## Given information
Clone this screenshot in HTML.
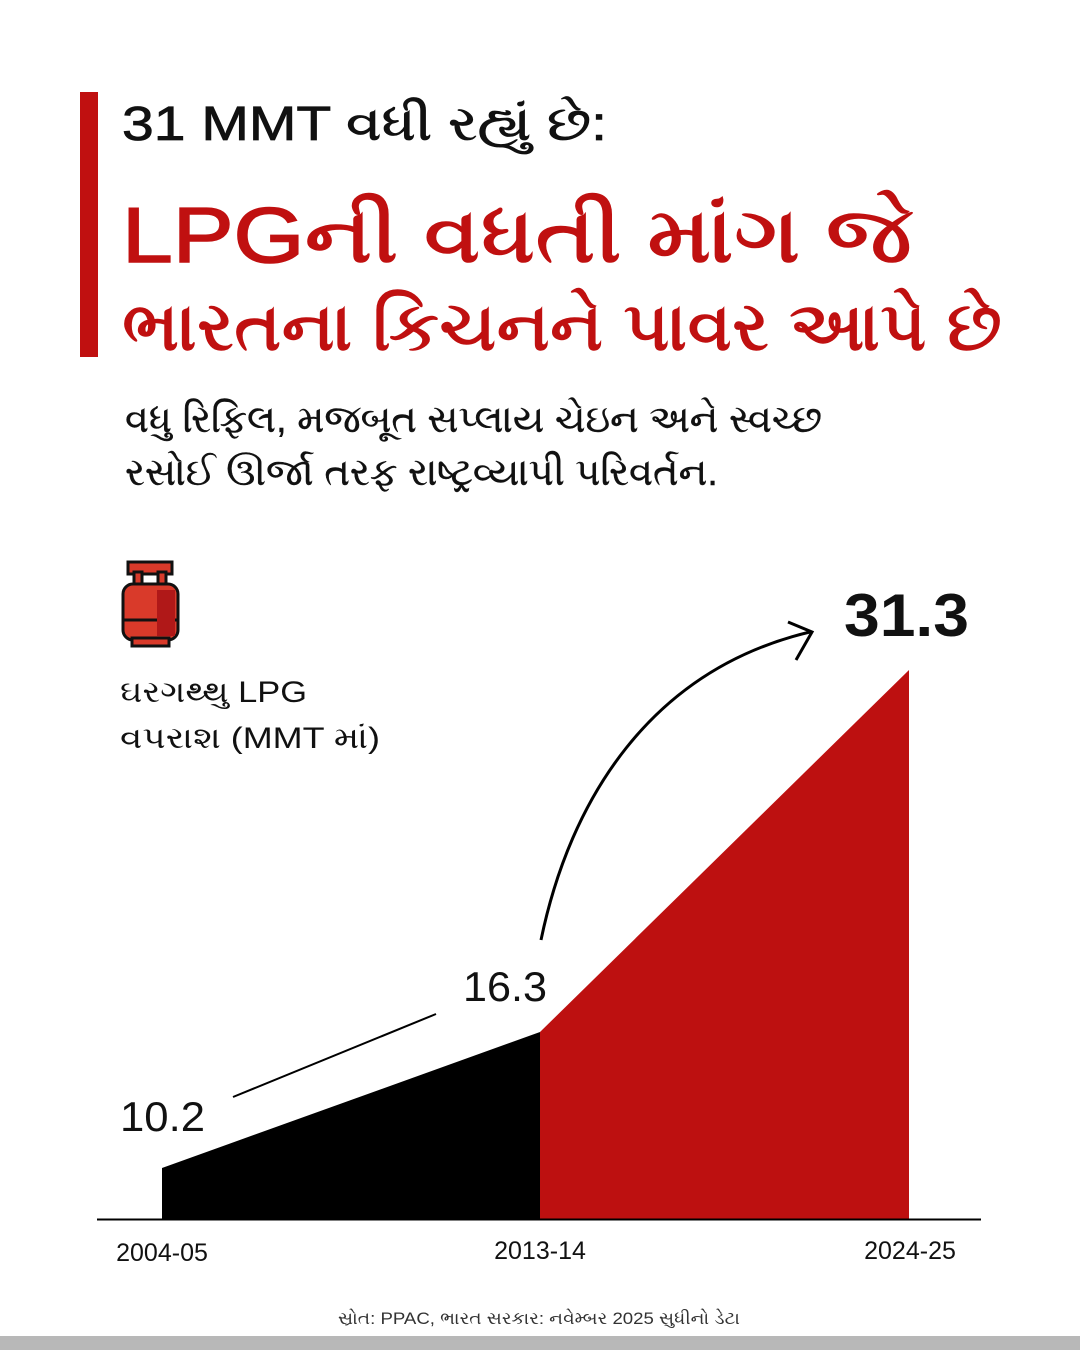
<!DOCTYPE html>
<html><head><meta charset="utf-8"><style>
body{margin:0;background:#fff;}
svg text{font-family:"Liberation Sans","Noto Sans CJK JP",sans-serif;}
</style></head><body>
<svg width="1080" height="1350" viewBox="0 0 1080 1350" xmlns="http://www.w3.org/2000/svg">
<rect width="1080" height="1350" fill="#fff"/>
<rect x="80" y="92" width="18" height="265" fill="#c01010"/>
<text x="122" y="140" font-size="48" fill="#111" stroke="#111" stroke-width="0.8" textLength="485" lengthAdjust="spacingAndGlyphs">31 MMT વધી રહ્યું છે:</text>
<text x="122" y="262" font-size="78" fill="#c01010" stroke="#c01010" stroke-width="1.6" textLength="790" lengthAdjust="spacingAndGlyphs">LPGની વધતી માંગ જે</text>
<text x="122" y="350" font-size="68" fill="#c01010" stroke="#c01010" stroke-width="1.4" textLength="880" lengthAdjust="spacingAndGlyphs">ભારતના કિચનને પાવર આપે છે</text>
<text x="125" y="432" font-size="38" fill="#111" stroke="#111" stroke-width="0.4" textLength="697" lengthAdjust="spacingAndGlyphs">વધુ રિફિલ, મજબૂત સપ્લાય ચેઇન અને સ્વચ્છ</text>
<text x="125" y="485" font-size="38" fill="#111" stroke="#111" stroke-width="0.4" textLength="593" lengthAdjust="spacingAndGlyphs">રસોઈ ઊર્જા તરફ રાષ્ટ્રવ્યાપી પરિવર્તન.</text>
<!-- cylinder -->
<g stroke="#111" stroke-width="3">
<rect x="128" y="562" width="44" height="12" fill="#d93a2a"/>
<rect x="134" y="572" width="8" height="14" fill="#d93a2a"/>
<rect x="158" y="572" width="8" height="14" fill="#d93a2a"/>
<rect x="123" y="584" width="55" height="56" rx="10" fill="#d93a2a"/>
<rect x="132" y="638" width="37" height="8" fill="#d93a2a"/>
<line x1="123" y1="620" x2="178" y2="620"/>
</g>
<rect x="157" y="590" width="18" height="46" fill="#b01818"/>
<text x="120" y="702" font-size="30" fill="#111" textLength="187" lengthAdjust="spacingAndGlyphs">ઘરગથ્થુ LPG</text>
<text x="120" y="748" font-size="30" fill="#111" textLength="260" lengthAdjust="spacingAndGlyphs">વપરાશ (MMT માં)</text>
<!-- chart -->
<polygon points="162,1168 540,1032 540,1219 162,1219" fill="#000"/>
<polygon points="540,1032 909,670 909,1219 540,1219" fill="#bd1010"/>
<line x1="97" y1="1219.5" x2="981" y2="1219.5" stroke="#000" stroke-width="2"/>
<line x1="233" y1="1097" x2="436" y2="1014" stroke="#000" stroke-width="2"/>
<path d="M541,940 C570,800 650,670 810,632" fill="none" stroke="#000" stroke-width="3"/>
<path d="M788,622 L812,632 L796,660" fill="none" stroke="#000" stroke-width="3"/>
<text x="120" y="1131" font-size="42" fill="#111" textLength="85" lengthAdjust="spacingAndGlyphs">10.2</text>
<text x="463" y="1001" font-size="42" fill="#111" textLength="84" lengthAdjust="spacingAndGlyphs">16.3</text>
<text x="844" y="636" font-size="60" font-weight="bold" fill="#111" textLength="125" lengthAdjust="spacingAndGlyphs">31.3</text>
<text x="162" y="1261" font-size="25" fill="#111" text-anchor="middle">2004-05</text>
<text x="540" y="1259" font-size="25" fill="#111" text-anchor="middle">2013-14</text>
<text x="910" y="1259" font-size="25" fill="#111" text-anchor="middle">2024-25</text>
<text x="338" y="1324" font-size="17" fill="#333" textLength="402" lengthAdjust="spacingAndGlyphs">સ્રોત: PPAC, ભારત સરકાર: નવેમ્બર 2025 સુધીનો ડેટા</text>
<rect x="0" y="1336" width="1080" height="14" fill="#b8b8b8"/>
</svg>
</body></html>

## Written exercise
The material above must be printed exactly, with its pictures left out.

## Output below
Clone this screenshot in HTML.
<!DOCTYPE html>
<html><head><meta charset="utf-8"><style>
body{margin:0;background:#fff;}
svg text{font-family:"Liberation Sans","Noto Sans CJK JP",sans-serif;}
</style></head><body>
<svg width="1080" height="1350" viewBox="0 0 1080 1350" xmlns="http://www.w3.org/2000/svg">
<rect width="1080" height="1350" fill="#fff"/>
<rect x="80" y="92" width="18" height="265" fill="#c01010"/>
<text x="122" y="140" font-size="48" fill="#111" stroke="#111" stroke-width="0.8" textLength="485" lengthAdjust="spacingAndGlyphs">31 MMT વધી રહ્યું છે:</text>
<text x="122" y="262" font-size="78" fill="#c01010" stroke="#c01010" stroke-width="1.6" textLength="790" lengthAdjust="spacingAndGlyphs">LPGની વધતી માંગ જે</text>
<text x="122" y="350" font-size="68" fill="#c01010" stroke="#c01010" stroke-width="1.4" textLength="880" lengthAdjust="spacingAndGlyphs">ભારતના કિચનને પાવર આપે છે</text>
<text x="125" y="432" font-size="38" fill="#111" stroke="#111" stroke-width="0.4" textLength="697" lengthAdjust="spacingAndGlyphs">વધુ રિફિલ, મજબૂત સપ્લાય ચેઇન અને સ્વચ્છ</text>
<text x="125" y="485" font-size="38" fill="#111" stroke="#111" stroke-width="0.4" textLength="593" lengthAdjust="spacingAndGlyphs">રસોઈ ઊર્જા તરફ રાષ્ટ્રવ્યાપી પરિવર્તન.</text>
<!-- cylinder -->
<g stroke="#111" stroke-width="3">
<rect x="128" y="562" width="44" height="12" fill="#d93a2a"/>
<rect x="134" y="572" width="8" height="14" fill="#d93a2a"/>
<rect x="158" y="572" width="8" height="14" fill="#d93a2a"/>
<rect x="123" y="584" width="55" height="56" rx="10" fill="#d93a2a"/>
<rect x="132" y="638" width="37" height="8" fill="#d93a2a"/>
<line x1="123" y1="620" x2="178" y2="620"/>
</g>
<rect x="157" y="590" width="18" height="46" fill="#b01818"/>
<text x="120" y="702" font-size="30" fill="#111" textLength="187" lengthAdjust="spacingAndGlyphs">ઘરગથ્થુ LPG</text>
<text x="120" y="748" font-size="30" fill="#111" textLength="260" lengthAdjust="spacingAndGlyphs">વપરાશ (MMT માં)</text>
<!-- chart -->
<polygon points="162,1168 540,1032 540,1219 162,1219" fill="#000"/>
<polygon points="540,1032 909,670 909,1219 540,1219" fill="#bd1010"/>
<line x1="97" y1="1219.5" x2="981" y2="1219.5" stroke="#000" stroke-width="2"/>
<line x1="233" y1="1097" x2="436" y2="1014" stroke="#000" stroke-width="2"/>
<path d="M541,940 C570,800 650,670 810,632" fill="none" stroke="#000" stroke-width="3"/>
<path d="M788,622 L812,632 L796,660" fill="none" stroke="#000" stroke-width="3"/>
<text x="120" y="1131" font-size="42" fill="#111" textLength="85" lengthAdjust="spacingAndGlyphs">10.2</text>
<text x="463" y="1001" font-size="42" fill="#111" textLength="84" lengthAdjust="spacingAndGlyphs">16.3</text>
<text x="844" y="636" font-size="60" font-weight="bold" fill="#111" textLength="125" lengthAdjust="spacingAndGlyphs">31.3</text>
<text x="162" y="1261" font-size="25" fill="#111" text-anchor="middle">2004-05</text>
<text x="540" y="1259" font-size="25" fill="#111" text-anchor="middle">2013-14</text>
<text x="910" y="1259" font-size="25" fill="#111" text-anchor="middle">2024-25</text>
<text x="338" y="1324" font-size="17" fill="#333" textLength="402" lengthAdjust="spacingAndGlyphs">સ્રોત: PPAC, ભારત સરકાર: નવેમ્બર 2025 સુધીનો ડેટા</text>
<rect x="0" y="1336" width="1080" height="14" fill="#b8b8b8"/>
</svg>
</body></html>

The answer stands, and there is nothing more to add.